(WHAT NEEDS TO BE DONE)
Give back every line exactly as it appears, pictures excluded.

──────── SUPPLIED MATERIAL

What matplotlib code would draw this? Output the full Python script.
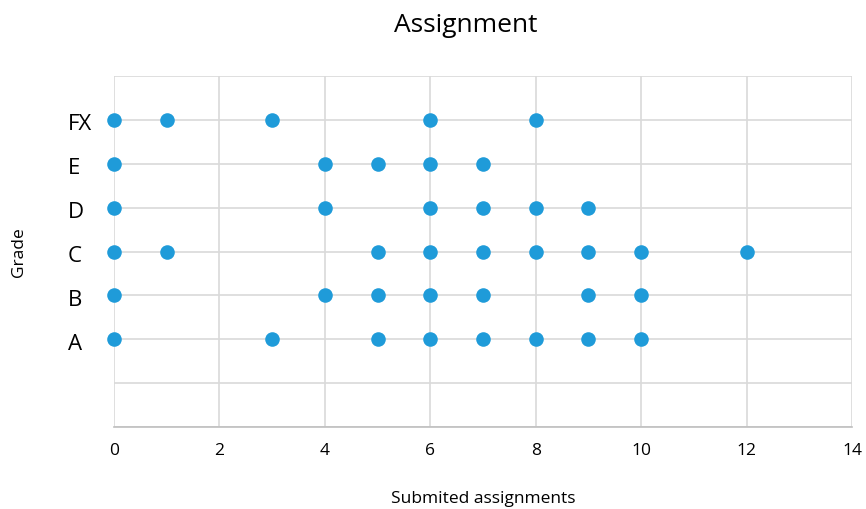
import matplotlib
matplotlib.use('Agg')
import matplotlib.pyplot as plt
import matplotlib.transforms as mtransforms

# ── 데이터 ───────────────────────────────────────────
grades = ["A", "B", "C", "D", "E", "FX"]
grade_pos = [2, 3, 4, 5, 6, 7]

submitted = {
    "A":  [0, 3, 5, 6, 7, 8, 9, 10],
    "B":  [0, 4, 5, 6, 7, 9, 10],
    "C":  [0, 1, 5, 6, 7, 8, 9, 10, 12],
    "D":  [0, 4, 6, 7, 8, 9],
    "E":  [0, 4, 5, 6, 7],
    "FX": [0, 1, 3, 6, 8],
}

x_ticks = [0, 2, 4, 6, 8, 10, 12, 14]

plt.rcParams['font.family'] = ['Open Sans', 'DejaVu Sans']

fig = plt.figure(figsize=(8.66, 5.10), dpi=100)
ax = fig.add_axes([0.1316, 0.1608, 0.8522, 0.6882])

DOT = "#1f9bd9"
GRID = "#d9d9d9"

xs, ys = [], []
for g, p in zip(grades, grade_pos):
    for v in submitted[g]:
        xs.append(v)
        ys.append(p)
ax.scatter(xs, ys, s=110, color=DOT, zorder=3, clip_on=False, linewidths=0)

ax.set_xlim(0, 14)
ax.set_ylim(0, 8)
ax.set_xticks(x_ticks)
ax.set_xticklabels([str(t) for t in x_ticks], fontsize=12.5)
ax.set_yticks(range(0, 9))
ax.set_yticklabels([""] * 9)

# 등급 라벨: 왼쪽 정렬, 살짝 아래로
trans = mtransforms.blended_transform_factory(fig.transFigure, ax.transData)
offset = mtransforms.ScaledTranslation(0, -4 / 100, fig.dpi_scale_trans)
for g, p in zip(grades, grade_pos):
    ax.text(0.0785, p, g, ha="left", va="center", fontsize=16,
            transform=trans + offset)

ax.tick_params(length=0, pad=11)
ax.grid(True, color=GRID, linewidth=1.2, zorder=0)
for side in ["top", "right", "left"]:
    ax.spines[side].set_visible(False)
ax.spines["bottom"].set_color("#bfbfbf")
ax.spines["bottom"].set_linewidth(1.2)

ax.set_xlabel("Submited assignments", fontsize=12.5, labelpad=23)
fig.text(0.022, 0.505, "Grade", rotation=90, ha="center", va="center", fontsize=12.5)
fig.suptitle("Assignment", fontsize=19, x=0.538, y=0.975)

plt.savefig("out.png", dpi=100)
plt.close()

────────────────

(EXERCISE SOLUTION)
What matplotlib code would draw this? Output the full Python script.
import matplotlib
matplotlib.use('Agg')
import matplotlib.pyplot as plt
import matplotlib.transforms as mtransforms

# ── 데이터 ───────────────────────────────────────────
grades = ["A", "B", "C", "D", "E", "FX"]
grade_pos = [2, 3, 4, 5, 6, 7]

submitted = {
    "A":  [0, 3, 5, 6, 7, 8, 9, 10],
    "B":  [0, 4, 5, 6, 7, 9, 10],
    "C":  [0, 1, 5, 6, 7, 8, 9, 10, 12],
    "D":  [0, 4, 6, 7, 8, 9],
    "E":  [0, 4, 5, 6, 7],
    "FX": [0, 1, 3, 6, 8],
}

x_ticks = [0, 2, 4, 6, 8, 10, 12, 14]

plt.rcParams['font.family'] = ['Open Sans', 'DejaVu Sans']

fig = plt.figure(figsize=(8.66, 5.10), dpi=100)
ax = fig.add_axes([0.1316, 0.1608, 0.8522, 0.6882])

DOT = "#1f9bd9"
GRID = "#d9d9d9"

xs, ys = [], []
for g, p in zip(grades, grade_pos):
    for v in submitted[g]:
        xs.append(v)
        ys.append(p)
ax.scatter(xs, ys, s=110, color=DOT, zorder=3, clip_on=False, linewidths=0)

ax.set_xlim(0, 14)
ax.set_ylim(0, 8)
ax.set_xticks(x_ticks)
ax.set_xticklabels([str(t) for t in x_ticks], fontsize=12.5)
ax.set_yticks(range(0, 9))
ax.set_yticklabels([""] * 9)

# 등급 라벨: 왼쪽 정렬, 살짝 아래로
trans = mtransforms.blended_transform_factory(fig.transFigure, ax.transData)
offset = mtransforms.ScaledTranslation(0, -4 / 100, fig.dpi_scale_trans)
for g, p in zip(grades, grade_pos):
    ax.text(0.0785, p, g, ha="left", va="center", fontsize=16,
            transform=trans + offset)

ax.tick_params(length=0, pad=11)
ax.grid(True, color=GRID, linewidth=1.2, zorder=0)
for side in ["top", "right", "left"]:
    ax.spines[side].set_visible(False)
ax.spines["bottom"].set_color("#bfbfbf")
ax.spines["bottom"].set_linewidth(1.2)

ax.set_xlabel("Submited assignments", fontsize=12.5, labelpad=23)
fig.text(0.022, 0.505, "Grade", rotation=90, ha="center", va="center", fontsize=12.5)
fig.suptitle("Assignment", fontsize=19, x=0.538, y=0.975)

plt.savefig("out.png", dpi=100)
plt.close()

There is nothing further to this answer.